Rick Nelson – Stephens Inc.

Same store revenue, how you see that unfolding as the year progresses. I know you have more construction stores coming into same store sales early this year. Is that in fact additive early in the year or do you see that more of a second half recovery?

Peter Christianson

When you talk about same store sales it is important to realize all of our construction stores will be included in that right now because the final acquisitions were closed I believe at 12/31, December of 2009, so we will include those stores for the full-year and that was part of that forecast assumption we made when we said the 15-20%. I correct myself, the last acquisitions were in December 2008.

Rick Nelson – Stephens Inc.

So they were all in the fourth quarter? The construction stores?

Peter Christianson

Yes. So they will be part of our same store calculation for the entire year.

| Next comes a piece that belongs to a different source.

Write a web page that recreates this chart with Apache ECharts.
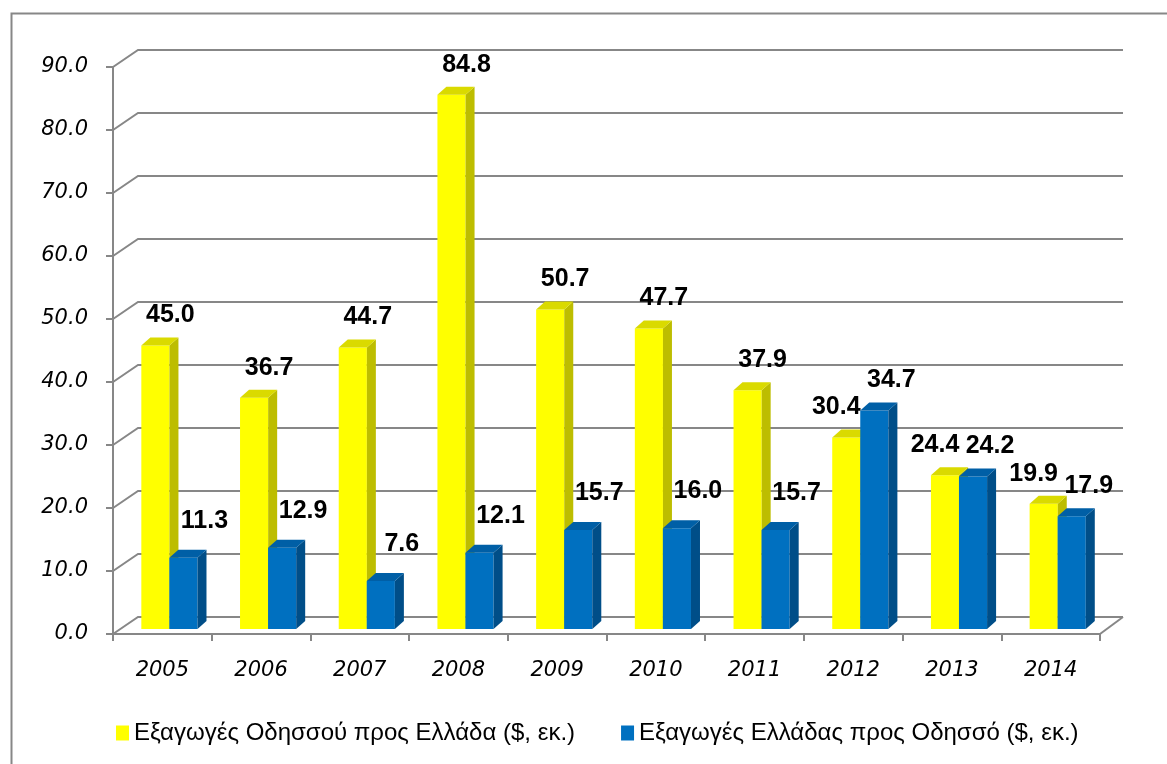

Rick Nelson – Stephens Inc.

Was that also the case in the fourth quarter?

David Meyer

The Midland acquisition in Iowa and Nebraska, that happened earlier in 2008. That was more mid-year 2008. Then the Montana Wyoming was September 2008 in the fourth quarter.

Rick Nelson – Stephens Inc.

So you would have more construction rolling into comps in the first quarter than you had in the fourth quarter?

David Meyer

That is correct.

Rick Nelson – Stephens Inc.

That 15-20% same store lift you are looking for from construction, how do you see the cadence of that during the year?

Peter Christianson

We are really not going to that level on our outlook. One of the things that is important is we now have had those acquisition stores for a full 12 months so we have our operating model pretty well fully integrated into them and that is why we see a full-year effect on that outlook coming through there.

Operator

The next question comes from the line of Jeff Osher – Harvest Capital.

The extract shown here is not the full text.